A proposta de Obama visa universalizar gradativamente a cobertura, garantir a escolha de Planos de Saúde e médicos, proteger as famílias da bancarrota por dívidas de saúde, investir em prevenção e bem-estar, manter a cobertura em caso de perda de emprego, eliminar barreiras por doenças pré-existentes, permitir a portabilidade (troca) de Planos, melhorar a qualidade da atenção, dar sustentatilidade fiscal no longo prazo, eliminar gastos desnecessários. As companhias seguradoras serão fiscalizadas não podendo cobrar exageradamente por fora nem recusar idosos e doentes, além de serem obrigadas a oferecer gratuitamente serviços preventivos como checkups e mamografias regulares. Os custos estão estimados em 600 bilhões de dólares em dez anos, mas a oposição republicana fala em no mínimo um trilhão. As fontes de recursos incluem uma polêmica taxação sobre os Planos dos mais ricos e a eliminação dos lucros e custos administrativos hoje alimentando as Seguradoras (em torno de 50% do valor do prêmio de cada seguro vai para estes gastos e propaganda). A chamada universalização (cuidados de saúde para todos) do sistema de saúde norte-americano prevê a expansão de suas três variantes principais: a) seguros-saúde privados coletivos adquiridos pelas empresas como benefícios a seus empregados que pagam uma parte menor do prêmio; b) serviços custeados pelo governo e executados por prestadores privados como é o Medicare que atende idosos; c) serviços públicos via Medicaid (para pobres), Departamento de Veteranos, Centros de Saúde Comunitários, instituições que atendem prisioneiros, funcionários públicos, militares, guarda costeira, indígenas e migrantes.

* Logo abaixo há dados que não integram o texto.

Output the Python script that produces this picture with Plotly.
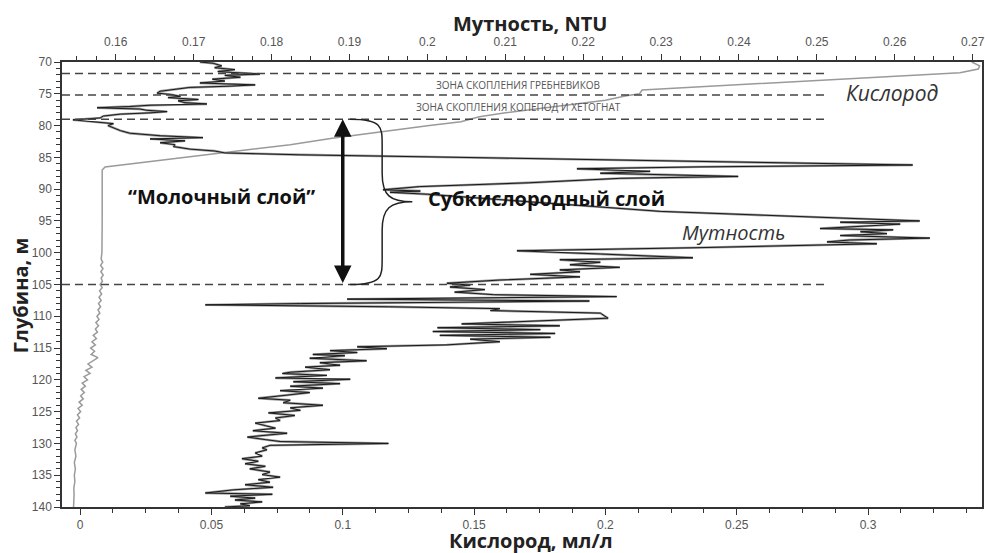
import plotly.graph_objects as go

# ---------------- data ----------------
# Turbidity profile (top axis, NTU) vs depth (m)
turb_depth = [70.0, 70.2, 70.6, 70.9, 71.2, 71.5, 71.9, 72.1, 72.4, 72.7, 73.0, 73.3, 73.6, 73.8,
              74.0, 74.3, 74.6, 74.9, 75.1, 75.4, 75.6, 75.9, 76.1, 76.4, 76.6, 76.8, 77.0, 77.2,
              77.4, 77.6, 77.8, 78.0, 78.2, 78.5, 78.8, 79.1, 79.4, 79.7, 80.0, 80.4, 80.8, 81.2,
              81.6, 81.9, 82.1, 82.4, 82.7, 83.0, 83.3, 83.7, 84.0, 84.3, 84.6, 85.0, 85.5, 86.2,
              86.5, 86.8, 87.2, 87.5, 88.0, 88.3, 89.0, 89.6, 90.1, 90.3, 90.5, 90.8, 92.0, 93.5,
              95.0, 95.2, 95.5, 95.9, 96.2, 96.4, 96.7, 97.0, 97.3, 97.7, 98.0, 98.3, 98.6, 99.2,
              99.7, 100.2, 100.8, 101.1, 101.5, 101.9, 102.3, 102.7, 103.0, 103.4, 103.8, 104.3,
              104.8, 105.1, 105.4, 105.8, 106.2, 106.6, 106.9, 107.3, 107.6, 108.0, 108.2, 108.5,
              108.8, 109.1, 109.5, 110.3, 110.8, 111.2, 111.5, 111.8, 112.1, 112.4, 112.7, 113.0,
              113.3, 113.6, 114.0, 114.5, 114.8, 115.1, 115.4, 115.7, 116.0, 116.2, 116.6, 117.0,
              117.3, 117.7, 118.0, 118.4, 118.8, 119.0, 119.3, 119.7, 119.9, 120.3, 120.6, 121.0,
              121.3, 121.7, 122.0, 122.4, 122.9, 123.2, 123.6, 124.0, 124.4, 124.8, 125.2, 125.6,
              126.0, 126.4, 126.8, 127.2, 127.6, 128.0, 128.4, 128.8, 129.0, 129.4, 129.7, 130.0,
              130.3, 130.7, 131.0, 131.5, 132.0, 132.4, 132.8, 133.2, 133.6, 134.0, 134.5, 134.9,
              135.3, 135.7, 136.1, 136.5, 136.9, 137.3, 137.8, 138.0, 138.3, 138.6, 138.9, 139.2,
              139.5, 139.8, 140.0]
turbidity = [0.1708, 0.1725, 0.1736, 0.1727, 0.1753, 0.1731, 0.1785, 0.1740, 0.1760, 0.1724, 0.1740, 0.1708, 0.1779, 0.1747,
             0.1695, 0.1676, 0.1657, 0.1653, 0.1670, 0.1683, 0.1667, 0.1706, 0.1680, 0.1689, 0.1717, 0.1644, 0.1618, 0.1576,
             0.1631, 0.1640, 0.1666, 0.1644, 0.1606, 0.1584, 0.1580, 0.1545, 0.1571, 0.1597, 0.1590, 0.1599, 0.1606, 0.1618,
             0.1657, 0.1712, 0.1644, 0.1689, 0.1657, 0.1676, 0.1674, 0.1695, 0.1727, 0.1740, 0.1836, 0.2042, 0.2299, 0.2623,
             0.2350, 0.2192, 0.2286, 0.2222, 0.2399, 0.2247, 0.2130, 0.1990, 0.1943, 0.1991, 0.1952, 0.2000, 0.2132, 0.2299,
             0.2632, 0.2530, 0.2607, 0.2547, 0.2504, 0.2598, 0.2556, 0.2590, 0.2530, 0.2645, 0.2542, 0.2513, 0.2577, 0.2350,
             0.2115, 0.2222, 0.2341, 0.2170, 0.2222, 0.2183, 0.2247, 0.2170, 0.2196, 0.2132, 0.2196, 0.2093,
             0.2025, 0.2055, 0.2029, 0.2074, 0.2035, 0.2085, 0.2243, 0.1897, 0.2208, 0.1837, 0.1715, 0.1950,
             0.2093, 0.2081, 0.2222, 0.2232, 0.2132, 0.2044, 0.2170, 0.2013, 0.2145, 0.2007, 0.2164, 0.2016,
             0.2158, 0.2055, 0.2093, 0.2025, 0.1910, 0.1948, 0.1875, 0.1910, 0.1853, 0.1894, 0.1849, 0.1922,
             0.1862, 0.1888, 0.1843, 0.1875, 0.1824, 0.1814, 0.1871, 0.1805, 0.1901, 0.1828, 0.1888, 0.1824,
             0.1866, 0.1811, 0.1849, 0.1817, 0.1783, 0.1824, 0.1815, 0.1866, 0.1824, 0.1837, 0.1796, 0.1830,
             0.1805, 0.1811, 0.1779, 0.1792, 0.1805, 0.1776, 0.1820, 0.1785, 0.1769, 0.1792, 0.1811, 0.1950,
             0.1798, 0.1788, 0.1794, 0.1779, 0.1788, 0.1762, 0.1783, 0.1766, 0.1792, 0.1772, 0.1798, 0.1788,
             0.1811, 0.1783, 0.1798, 0.1766, 0.1802, 0.1751, 0.1715, 0.1801, 0.1747, 0.1779, 0.1753, 0.1788,
             0.1760, 0.1772, 0.1740]

# Oxygen profile (bottom axis, ml/l) vs depth (m)
oxy_depth = [70.0, 70.6, 71.1, 71.7, 72.0, 72.5, 73.0, 73.5, 74.0, 74.4, 75.0, 75.3, 76.0, 76.5,
             77.0, 77.5, 78.0, 78.6, 79.4, 80.0, 81.0, 82.0, 83.0, 84.0, 85.0, 86.0, 86.5, 87.0,
             90.0, 95.0, 100.0, 100.5, 101.0, 101.5, 102.0, 102.5, 103.0, 103.5, 104.0, 104.5,
             105.0, 105.5, 106.0, 106.5, 107.0, 107.5, 108.0, 108.5, 109.0, 109.5, 110.0, 110.5,
             111.0, 111.5, 112.0, 112.5, 113.0, 113.5, 114.0, 114.5, 115.0, 115.5, 116.0, 116.5,
             117.0, 117.5, 118.0, 118.5, 119.0, 119.5, 120.0, 120.5, 121.0, 121.5, 122.0, 122.5,
             123.0, 123.5, 124.0, 124.5, 125.0, 125.5, 126.0, 126.5, 127.0, 127.5, 128.0, 128.5,
             129.0, 129.5, 130.0, 131.0, 132.0, 133.0, 134.0, 135.0, 136.0, 137.0, 138.0, 139.0, 140.0]
oxygen = [0.3395, 0.3425, 0.3420, 0.335, 0.321, 0.299, 0.277, 0.254, 0.232, 0.214, 0.213, 0.208, 0.200, 0.190,
          0.180, 0.170, 0.162, 0.152, 0.145, 0.133, 0.114, 0.096, 0.080, 0.060, 0.040, 0.020, 0.0095, 0.0084,
          0.0083, 0.0084, 0.0083, 0.0082, 0.0080, 0.0086, 0.0078, 0.0087, 0.0079, 0.0088, 0.0080, 0.0085,
          0.0076, 0.0084, 0.0074, 0.0082, 0.0072, 0.0080, 0.0070, 0.0078, 0.0068, 0.0075, 0.0064, 0.0072,
          0.0060, 0.0070, 0.0058, 0.0066, 0.0050, 0.0062, 0.0045, 0.0058, 0.0040, 0.0055, 0.0042, 0.0068,
          0.0048, 0.0030, 0.0045, 0.0022, 0.0038, 0.0015, 0.0028, 0.0008, 0.0020, 0.0004, 0.0016, 0.0002,
          0.0012, -0.0004, 0.0008, -0.0008, 0.0002, -0.0010, -0.0002, -0.0014, -0.0006, -0.0016, -0.0010, -0.0018,
          -0.0012, -0.0020, -0.0014, -0.0020, -0.0016, -0.0022, -0.0018, -0.0022, -0.0020, -0.0024, -0.0023, -0.0025, -0.0025]

depth_ticks = [70, 75, 80, 85, 90, 95, 100, 105, 110, 115, 120, 125, 130, 135, 140]
depth_labels = [str(v) for v in depth_ticks]
oxy_ticks = [0, 0.05, 0.1, 0.15, 0.2, 0.25, 0.3]
oxy_labels = ["0", "0.05", "0.1", "0.15", "0.2", "0.25", "0.3"]
turb_ticks = [0.16, 0.17, 0.18, 0.19, 0.2, 0.21, 0.22, 0.23, 0.24, 0.25, 0.26, 0.27]
turb_labels = ["0.16", "0.17", "0.18", "0.19", "0.2", "0.21", "0.22", "0.23", "0.24", "0.25", "0.26", "0.27"]

zone_depths = [71.8, 75.2, 79.0, 105.0]
zone_labels = ["ЗОНА СКОПЛЕНИЯ ГРЕБНЕВИКОВ", "ЗОНА СКОПЛЕНИЯ КОПЕПОД И ХЕТОГНАТ"]
zone_label_depths = [73.6, 77.1]

# ---------------- figure ----------------
oxy_range = [-0.0069, 0.3434]
turb_range = [0.1531, 0.2712]
dash_end = 0.2847

fig = go.Figure()
fig.add_trace(go.Scatter(x=oxygen, y=oxy_depth, xaxis="x", yaxis="y", mode="lines",
                         line=dict(color="#9a9a9a", width=1.5), showlegend=False))
fig.add_trace(go.Scatter(x=turbidity, y=turb_depth, xaxis="x2", yaxis="y", mode="lines",
                         line=dict(color="#9a9a9a", width=2.4), showlegend=False))
fig.add_trace(go.Scatter(x=turbidity, y=turb_depth, xaxis="x2", yaxis="y", mode="lines",
                         line=dict(color="#1a1a1a", width=1.0), showlegend=False))

tickfont = dict(family="Liberation Sans, Arial", size=12, color="#555555")
axis_common = dict(showgrid=False, zeroline=False, showline=True, linecolor="#333333",
                   linewidth=1.5, ticks="outside", ticklen=6, tickcolor="#333333",
                   tickwidth=1.2, tickfont=tickfont, automargin=False)

fig.update_layout(
    width=985, height=553,
    margin=dict(l=62, r=3, t=62, b=46),
    paper_bgcolor="white", plot_bgcolor="white",
    xaxis=dict(range=oxy_range, tickmode="array", tickvals=oxy_ticks, ticktext=oxy_labels,
               minor=dict(dtick=0.0125, tick0=0, ticks="outside", ticklen=4, tickcolor="#333333"),
               **axis_common),
    xaxis2=dict(range=turb_range, overlaying="x", side="top", anchor="y",
                tickmode="array", tickvals=turb_ticks, ticktext=turb_labels, ticklabelstandoff=3,
                minor=dict(dtick=0.0025, tick0=0.15, ticks="outside", ticklen=4, tickcolor="#333333"),
                **axis_common),
    yaxis=dict(range=[140, 70], tickmode="array", tickvals=depth_ticks, ticktext=depth_labels,
               mirror=True,
               minor=dict(dtick=1, tick0=70, ticks="outside", ticklen=4, tickcolor="#333333"),
               **axis_common),
)

# dashed zone lines
for d in zone_depths:
    fig.add_shape(type="line", xref="x", yref="y", x0=oxy_range[0], x1=dash_end, y0=d, y1=d,
                  line=dict(color="#444444", width=1.5, dash="8px,5px"))

# curly brace spanning the sub-oxygen layer
b_top, b_bot = zone_depths[2], zone_depths[3]
b_mid = (b_top + b_bot) / 2
bx0, bx1, btip = 0.1028, 0.1150, 0.1265
brace = (f"M {bx0},{b_top} C {bx1},{b_top} {bx1},{b_top+1.2} {bx1},{b_top+4} "
         f"L {bx1},{b_mid-4.5} C {bx1},{b_mid-1} {bx1+0.003},{b_mid} {btip},{b_mid} "
         f"C {bx1+0.003},{b_mid} {bx1},{b_mid+1} {bx1},{b_mid+4.5} "
         f"L {bx1},{b_bot-4} C {bx1},{b_bot-1.2} {bx1},{b_bot} {bx0},{b_bot}")
fig.add_shape(type="path", xref="x", yref="y", path=brace, line=dict(color="#222222", width=1.5))

# double-headed arrow ("milky layer")
fig.add_annotation(x=0.1, y=b_top, ax=0.1, ay=b_bot, xref="x", yref="y", axref="x", ayref="y",
                   text="", showarrow=True, arrowhead=2, arrowsize=1, arrowwidth=3.5,
                   arrowside="end+start", arrowcolor="#111111")

# texts
ctr = dict(xanchor="center", yanchor="middle", showarrow=False)
for lab, d in zip(zone_labels, zone_label_depths):
    fig.add_annotation(x=0.1669, y=d, xref="x", yref="y", text=lab,
                       font=dict(family="Open Sans", size=10, color="#555555"), **ctr)

fig.add_annotation(x=0.3093, y=74.9, xref="x", yref="y", text="Кислород",
                   font=dict(family="Open Sans", size=21, color="#333333", style="italic"), **ctr)
fig.add_annotation(x=0.2486, y=96.8, xref="x", yref="y", text="Мутность",
                   font=dict(family="Open Sans", size=20, color="#333333", style="italic"), **ctr)
fig.add_annotation(x=0.0539, y=91.2, xref="x", yref="y", text="“Молочный слой”",
                   font=dict(family="Open Sans", size=20, color="#111111", weight="bold"), **ctr)
fig.add_annotation(x=0.1774, y=91.4, xref="x", yref="y", text="Субкислородный слой",
                   font=dict(family="Open Sans", size=20, color="#111111", weight="bold"), **ctr)

title_font = dict(family="Open Sans", size=20, color="#222222", weight="bold")
fig.add_annotation(x=0.509, y=1.0876, xref="paper", yref="paper", text="Мутность, NTU",
                   font=title_font, **ctr)
fig.add_annotation(x=0.5098, y=-0.0742, xref="paper", yref="paper", text="Кислород, мл/л",
                   font=title_font, **ctr)
fig.add_annotation(x=-0.0457, y=0.476, xref="paper", yref="paper", text="Глубина, м",
                   textangle=-90, font=title_font, **ctr)

fig.write_html("out.html", config={"displayModeBar": False},
               post_script="document.body.style.margin='0';document.body.style.padding='0';")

Obama não tem ilusões de que este será um processo fácil, mas insiste em que “a reforma da saúde não pode mais esperar e não esperará outro ano”. O projeto final será negociado acatando parte das pressões da direita e das Seguradoras que não querem, por exemplo, uma Agência como a brasileira ANS para fiscalizá-las. A discussão, mesmo sob forte influência política e corporativa, tem sido amplamente democrático e baseado numa riqueza invejável de informações acessíveis a todos tanto sobre o orçamento para 2010 quanto sobre o estado de saúde dos vários grupos populacionais.